JOB:
Quote the data exactly, first line to the line containing "(title) at (35,26)", with no pictures.

RECORDED INFORMATION:

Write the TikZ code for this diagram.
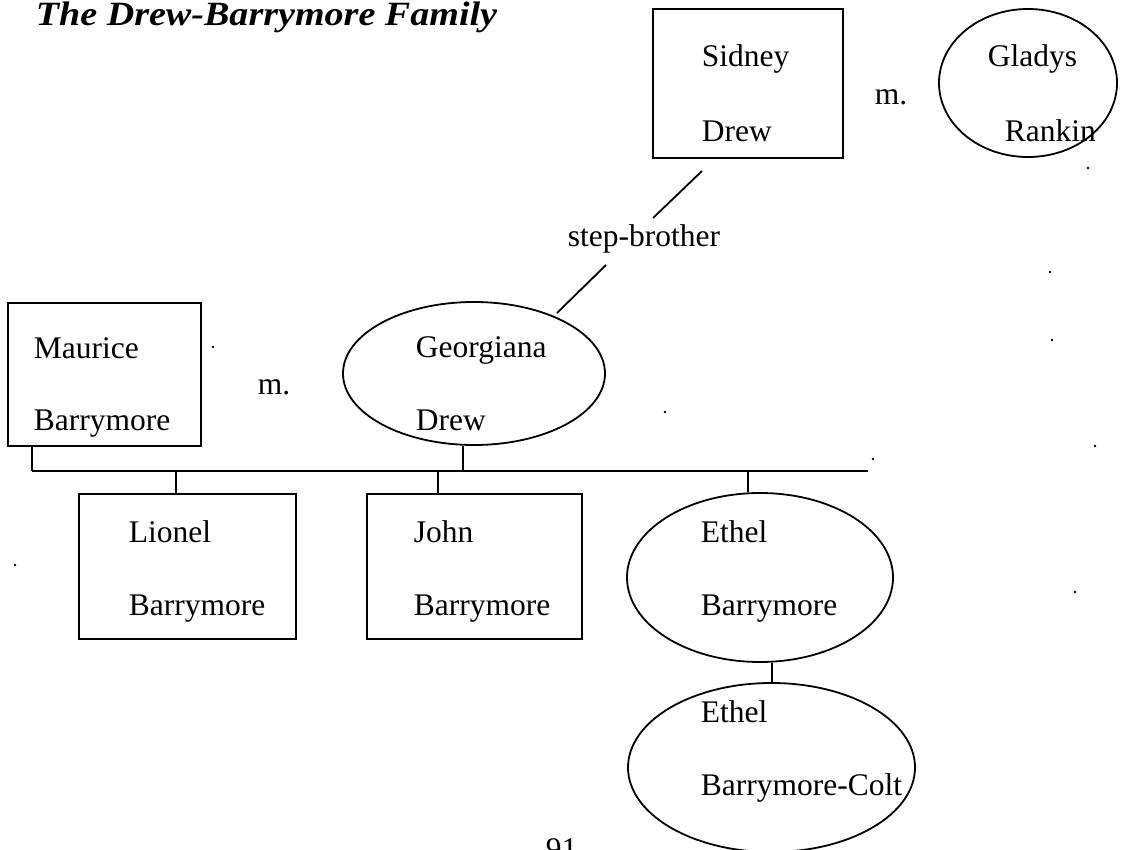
\documentclass[tikz,border=0pt]{standalone}
\usepackage{fontspec}
\setmainfont{Liberation Serif}
\usetikzlibrary{shapes.geometric,calc}
\begin{document}
\begin{tikzpicture}[x=1pt,y=-1pt,
  line width=1.8pt,
  box/.style={draw, rectangle, inner sep=0pt},
  oval/.style={draw, ellipse, inner sep=0pt},
  txt/.style={anchor=base west, inner sep=0pt, font=\fontsize{31.5}{36}\selectfont},
  ttl/.style={anchor=base west, inner sep=0pt, font=\fontsize{34}{40}\selectfont\bfseries\itshape},
  speck/.style={fill=black, draw=none}]
\useasboundingbox (0,0) rectangle (1127,850);

% title
\node[ttl] (title) at (35,26) {\scalebox{1.12}[1]{The Drew-Barrymore Family}};

% Sidney Drew m. Gladys Rankin
\node[box, minimum width=190pt, minimum height=149pt] (sid) at (748,83.5) {};
\node[txt] (sidA) at (701,67) {Sidney};
\node[txt] (sidB) at (701,142) {Drew};
\node[txt] (m1) at (874,105) {m.};
\node[oval, minimum width=178pt, minimum height=148pt] (gla) at (1028,83) {};
\node[txt] (glaA) at (987,67) {Gladys};
\node[txt] (glaB) at (1004,142) {Rankin};

% Maurice Barrymore m. Georgiana Drew
\node[box, minimum width=193pt, minimum height=143pt] (mau) at (104.5,374.5) {};
\node[txt] (mauA) at (33,358) {Maurice};
\node[txt] (mauB) at (33,430) {Barrymore};
\node[txt] (m2) at (257,394) {m.};
\node[oval, minimum width=262pt, minimum height=143pt] (geo) at (474,373.5) {};
\node[txt] (geoA) at (415,357) {Georgiana};
\node[txt] (geoB) at (415,430) {Drew};

% step-brother link
\coordinate (s1) at (702,171);
\coordinate (s2) at (653,218);
\coordinate (s3) at (606,265);
\coordinate (s4) at (557,313);
\node[txt] (step) at (567,247) {step-brother};
\draw (s1) -- (s2);
\draw (s3) -- (s4);

% children
\node[box, minimum width=217pt, minimum height=145pt] (lio) at (187.5,566.5) {};
\node[txt] (lioA) at (128,542) {Lionel};
\node[txt] (lioB) at (128,615) {Barrymore};
\node[box, minimum width=215pt, minimum height=145pt] (joh) at (474.5,566.5) {};
\node[txt] (johA) at (413,542) {John};
\node[txt] (johB) at (413,615) {Barrymore};
\node[oval, minimum width=266pt, minimum height=169pt] (eth) at (760,577.5) {};
\node[txt] (ethA) at (700,542) {Ethel};
\node[txt] (ethB) at (700,615) {Barrymore};
\node[oval, minimum width=287pt, minimum height=169pt] (ebc) at (771.5,767.5) {};
\node[txt] (ebcA) at (700,722) {Ethel};
\node[txt] (ebcB) at (700,795) {Barrymore-Colt};

% family bar
\coordinate (barL) at (32,471);
\coordinate (barR) at (868,471);
\draw (barL) -- (barR);
\draw (mau.south -| barL) -- (barL);
\draw ([xshift=-11pt]geo.south) -- ([xshift=-11pt]geo.south |- barL);
\draw ([xshift=-11.5pt]lio.north) -- ([xshift=-11.5pt]lio.north |- barL);
\draw ([xshift=-36.5pt]joh.north) -- ([xshift=-36.5pt]joh.north |- barL);
\draw ([xshift=-12pt]eth.north) -- ([xshift=-12pt]eth.north |- barL);
\draw ([xshift=12pt]eth.south) -- ([xshift=12pt]eth.south |- ebc.north);

% page number
\node[txt] (page) at (545,859) {91};

% scan specks
\foreach \p in {(213,347),(1088,168),(873,459),(1095,446),(1075,592),(823,652),(665,412),(1050,272),(1052,340),(15,565)}
  \fill[speck] \p circle (1.3);
\end{tikzpicture}
\end{document}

SOLUTION BELOW:
Write the TikZ code for this diagram.
\documentclass[tikz,border=0pt]{standalone}
\usepackage{fontspec}
\setmainfont{Liberation Serif}
\usetikzlibrary{shapes.geometric,calc}
\begin{document}
\begin{tikzpicture}[x=1pt,y=-1pt,
  line width=1.8pt,
  box/.style={draw, rectangle, inner sep=0pt},
  oval/.style={draw, ellipse, inner sep=0pt},
  txt/.style={anchor=base west, inner sep=0pt, font=\fontsize{31.5}{36}\selectfont},
  ttl/.style={anchor=base west, inner sep=0pt, font=\fontsize{34}{40}\selectfont\bfseries\itshape},
  speck/.style={fill=black, draw=none}]
\useasboundingbox (0,0) rectangle (1127,850);

% title
\node[ttl] (title) at (35,26) {\scalebox{1.12}[1]{The Drew-Barrymore Family}};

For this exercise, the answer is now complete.